According to a 1998 academic case study, Spanish hotel chain Sol Melia’s 11
Cuban hotels, while only 4 percent of the chain’s international investment,
represent 10 percent of the firm’s earnings. That percentage likely has
declined recently with the worldwide downturn in tourism after 9-11.

But most investors are looking beyond short-term gains, Johnson theorized.

“They fact that they are ‘first movers’ puts them in a position to take
advantage when the Cubans decide to open their economy or the embargo is
lifted,” he said.

Culture and politics, however, formed the basis for most of the students’
insights. One morning they heard a briefing on Washington’s policy at the
U.S. Interest Section’s bunkered offices, and several were plainly in
disagreement. Later that day, they sipped strong hot cafecitos around a
table with a top official from the Cuban foreign ministry.

Several questioned the U.S. official’s explanation of the four-decade
embargo, calling it out of sync with reality.

Typically, “every country looks out for itself,” international relations
graduate student Orlando Gutierrez said later. “But Cuba is not that
important now. The level of rhetoric is out of proportion to any kind of
threat a realist might see.”

Havana’s functionary also was peppered with questions.
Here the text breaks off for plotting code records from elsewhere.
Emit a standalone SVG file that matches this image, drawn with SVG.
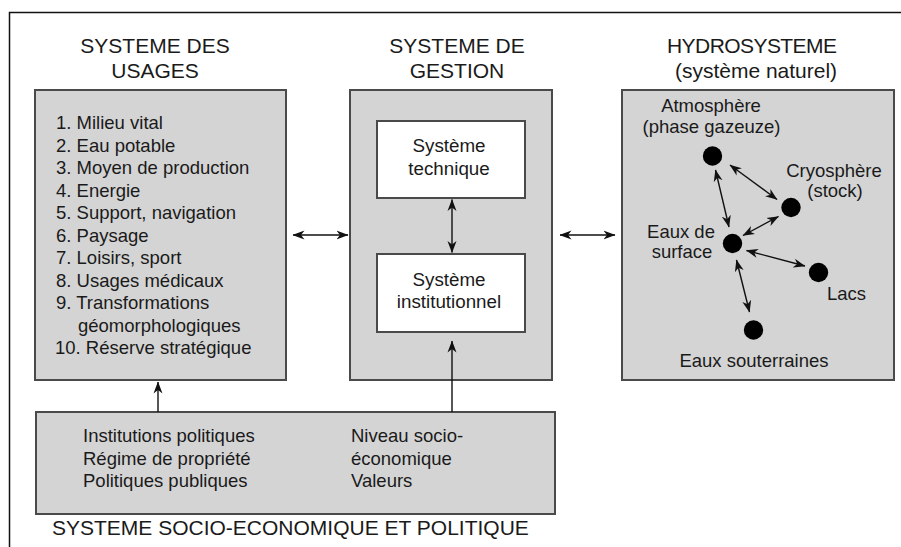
<svg xmlns="http://www.w3.org/2000/svg" width="901" height="547" viewBox="0 0 901 547">
<defs>
<marker id="ah" viewBox="0 0 12 10" refX="11.5" refY="5" markerWidth="12" markerHeight="10" markerUnits="userSpaceOnUse" orient="auto-start-reverse">
<path d="M0,0.5 L12,5 L0,9.5 L3.5,5 z" fill="#111"/>
</marker>
<style>
.box{fill:#d4d4d4;stroke:#4a4a4a;stroke-width:2}
.wbox{fill:#fff;stroke:#4a4a4a;stroke-width:2}
.t{font-family:"Liberation Sans",Arial,sans-serif;font-size:18.5px;fill:#1a1a1a}
.h{font-family:"Liberation Sans",Arial,sans-serif;font-size:21px;fill:#1a1a1a}
.c{text-anchor:middle}
.arr{stroke:#111;stroke-width:1.4;fill:none;marker-start:url(#ah);marker-end:url(#ah)}
.arr1{stroke:#111;stroke-width:1.4;fill:none;marker-end:url(#ah)}
.dot{fill:#000}
</style>
</defs>
<rect width="901" height="547" fill="#fff"/>
<path d="M9.5,547 V12.5 H901" fill="none" stroke="#111" stroke-width="1.5"/>

<g id="usages">
<text class="h c" x="155" y="53">SYSTEME DES</text>
<text class="h c" x="155" y="78">USAGES</text>
<rect class="box" x="35" y="90" width="251" height="290"/>
<text class="t" x="56" y="129">1. Milieu vital</text>
<text class="t" x="56" y="151.5">2. Eau potable</text>
<text class="t" x="56" y="174">3. Moyen de production</text>
<text class="t" x="56" y="196.5">4. Energie</text>
<text class="t" x="56" y="219">5. Support, navigation</text>
<text class="t" x="56" y="241.5">6. Paysage</text>
<text class="t" x="56" y="264">7. Loisirs, sport</text>
<text class="t" x="56" y="286.5">8. Usages médicaux</text>
<text class="t" x="56" y="309">9. Transformations</text>
<text class="t" x="78" y="331.5">géomorphologiques</text>
<text class="t" x="55" y="354">10. Réserve stratégique</text>
</g>

<g id="gestion">
<text class="h c" x="457" y="53">SYSTEME DE</text>
<text class="h c" x="457" y="78">GESTION</text>
<rect class="box" x="350" y="90" width="202" height="290"/>
<g id="technique">
<rect class="wbox" x="377" y="121" width="148" height="77"/>
<text class="t c" x="449" y="152" style="font-size:18.8px">Système</text>
<text class="t c" x="449" y="175" style="font-size:18.8px">technique</text>
</g>
<g id="institutionnel">
<rect class="wbox" x="377" y="254" width="148" height="78"/>
<text class="t c" x="449" y="286" style="font-size:18.8px">Système</text>
<text class="t c" x="449" y="308" style="font-size:18.8px">institutionnel</text>
</g>
</g>

<g id="hydrosysteme">
<text class="h c" x="752" y="53" textLength="170">HYDROSYSTEME</text>
<text class="h c" x="756" y="78">(système naturel)</text>
<rect class="box" x="622" y="90" width="272" height="290"/>
<g id="atmosphere">
<circle class="dot" cx="712.5" cy="156" r="9.7"/>
<text class="t c" x="711" y="112">Atmosphère</text>
<text class="t c" x="711.5" y="133">(phase gazeuze)</text>
</g>
<g id="cryosphere">
<circle class="dot" cx="791" cy="207.5" r="9.7"/>
<text class="t c" x="834" y="177">Cryosphère</text>
<text class="t c" x="835" y="197">(stock)</text>
</g>
<g id="surface">
<circle class="dot" cx="732.5" cy="243.5" r="9.7"/>
<text class="t c" x="681" y="238">Eaux de</text>
<text class="t c" x="682" y="258">surface</text>
</g>
<g id="lacs">
<circle class="dot" cx="818.5" cy="272.5" r="9.7"/>
<text class="t" x="827" y="300">Lacs</text>
</g>
<g id="souterraines">
<circle class="dot" cx="753.5" cy="330" r="9.7"/>
<text class="t c" x="754" y="367">Eaux souterraines</text>
</g>
</g>

<g id="socio">
<rect class="box" x="36" y="412" width="519" height="102"/>
<text class="t" x="83" y="442">Institutions politiques</text>
<text class="t" x="83" y="464.5">Régime de propriété</text>
<text class="t" x="83" y="487">Politiques publiques</text>
<text class="t" x="351" y="442">Niveau socio-</text>
<text class="t" x="351" y="464.5">économique</text>
<text class="t" x="351" y="487">Valeurs</text>
<text class="h" x="52" y="535">SYSTEME SOCIO-ECONOMIQUE ET POLITIQUE</text>
</g>

<g id="connectors">
<line class="arr" x1="293" y1="235" x2="348" y2="235"/>
<line class="arr" x1="560" y1="235" x2="615" y2="235"/>
<line class="arr" x1="452" y1="199.5" x2="452" y2="252.5"/>
<line class="arr1" x1="452" y1="412" x2="452" y2="341"/>
<line class="arr1" x1="158" y1="412" x2="158" y2="382"/>
<line class="arr" x1="730" y1="165" x2="777" y2="199.5"/>
<line class="arr" x1="715.5" y1="170" x2="729" y2="227"/>
<line class="arr" x1="778.5" y1="216.5" x2="743" y2="235.5"/>
<line class="arr" x1="746.5" y1="250.5" x2="805" y2="266"/>
<line class="arr" x1="736.5" y1="260" x2="749.5" y2="312"/>
</g>
</svg>
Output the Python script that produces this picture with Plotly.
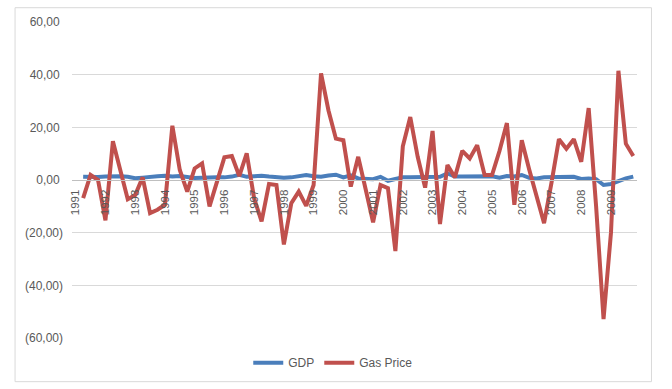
import plotly.graph_objects as go

years = list(range(1991, 2010))
quarters = [f"{y}Q{q}" for y in years for q in range(1, 5)]
year_labels = [str(y) for y in years]

gdp = [
    None, 1.2, 1.0, 1.1,
    1.3, 1.5, 1.4, 1.2,
    0.7, 0.9, 1.0, 1.4,
    1.6, 1.3, 1.5, 1.1,
    0.8, 0.9, 1.1, 1.0,
    1.0, 1.3, 2.0, 1.2,
    1.4, 1.6, 1.3, 1.0,
    0.9, 1.0, 1.6, 1.9,
    1.4, 1.2, 1.7, 2.0,
    1.0, 1.8, 0.6, 0.5,
    0.3, 1.2, -0.3, 0.4,
    1.0, 1.0, 1.0, 0.9,
    0.9, 1.2, 2.5, 1.3,
    1.3, 1.3, 1.2, 1.3,
    1.4, 0.9, 1.5, 1.3,
    1.9, 0.8, 0.6, 1.0,
    1.1, 1.3, 1.4, 1.2,
    0.4, 0.6, 0.3, -1.9,
    -1.5, -0.3, 0.6, 1.3,
]

gas_price = [
    None, -6.9, 1.9, 0.0,
    -15.3, 14.7, 3.8, -7.3,
    -5.7, 1.0, -12.6, -11.3,
    -9.4, 20.6, 3.8, -4.4,
    4.4, 6.3, -10.0, -1.0,
    8.6, 9.1, 1.5, 10.1,
    -7.0, -15.7, -1.5, -1.9,
    -24.5, -8.8, -4.4, -9.8,
    -1.9, 40.5, 26.4, 15.7,
    15.1, -2.5, 8.8, -3.5,
    -16.1, -1.9, -3.1, -27.0,
    12.8, 23.9, 8.8, -2.9,
    18.6, -16.7, 5.7, 1.0,
    11.1, 8.2, 13.2, 1.9,
    1.9, 11.0, 21.6, -9.4,
    15.1, 4.0, -6.0, -16.4,
    -1.0, 15.5, 11.9, 15.5,
    6.9, 27.3, -10.0, -52.8,
    -20.0, 41.5, 13.8, 9.1,
]

y_ticks = [60, 40, 20, 0, -20, -40, -60]
y_ticktext = ["60,00\u00a0", "40,00\u00a0", "20,00\u00a0", "0,00\u00a0",
              "(20,00)", "(40,00)", "(60,00)"]

fig = go.Figure()
fig.add_trace(go.Scatter(x=quarters, y=gdp, name="GDP", mode="lines",
                         line=dict(color="#4a7ebb", width=4)))
fig.add_trace(go.Scatter(x=quarters, y=gas_price, name="Gas Price", mode="lines",
                         line=dict(color="#c0504d", width=4)))

fig.update_layout(
    width=672, height=389,
    margin=dict(l=72, r=34.5, t=21.7, b=49),
    paper_bgcolor="white", plot_bgcolor="white",
    font=dict(family="Liberation Sans, Arial, sans-serif", color="#595959", size=12),
    showlegend=True,
    legend=dict(orientation="h", x=0.4624, xanchor="center", y=-0.0785,
                yanchor="middle", font=dict(size=12, color="#595959"),
                bgcolor="rgba(0,0,0,0)"),
    xaxis=dict(type="category", range=[-0.5, 75.5], anchor="free", position=0.5,
               tickvals=quarters[::4], ticktext=year_labels, tickangle=-90,
               showgrid=False, showline=True, linecolor="#bfbfbf", linewidth=1,
               ticks="", tickfont=dict(size=11.5, color="#595959"),
               ticklabelstandoff=4, zeroline=False),
    yaxis=dict(range=[-60, 60], tickvals=y_ticks, ticktext=y_ticktext,
               showgrid=True, gridcolor="#d9d9d9", gridwidth=1, zeroline=False,
               ticks="", tickfont=dict(size=12, color="#595959"),
               ticklabelstandoff=8),
    shapes=[dict(type="rect", xref="paper", yref="paper",
                 x0=-0.1008, x1=1.0256, y0=-0.1382, y1=1.0452,
                 line=dict(color="#d9d9d9", width=1), layer="below")],
)

fig.write_html("out.html", config={"displayModeBar": False},
               post_script="document.body.style.margin='0';document.body.style.overflow='hidden';")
As Cuba embraces
tourist-focused development, several students worried that in the future,
such American franchises as McDonald’s would mar the Malecon, the city’s
seaside promenade.

The official glided past suggestions that development one day might not be
so centrally controlled. Other Cubans just laughed, recalled Sara Castillo,
who graduates next month with a bachelor’s degree in marketing.

“Starbucks on the Malecon; is that really a bad thing?” Castillo said. “At
this point, they would just be happy with the option of being able to
purchase a cup of coffee from Starbucks.

“When the doors are open, Americans are going to swarm to Cuba looking for
business opportunities. If Cuba’s government is wise, (it) will let its
citizens have a chance to build before anyone else.”

Neither the political nor the economic system quite works in Cuba, Castillo
said.

“Obviously, there must be something wrong, or mothers would not be sending
their young children to ask Americans like us for dollars or candy,” she
noted. “But it is not as bad as the U.S. media makes it out to be. I saw
people laughing, talking at Copelia (Park), and generally having a good
time. I didn’t see any people starving. And I was looking.”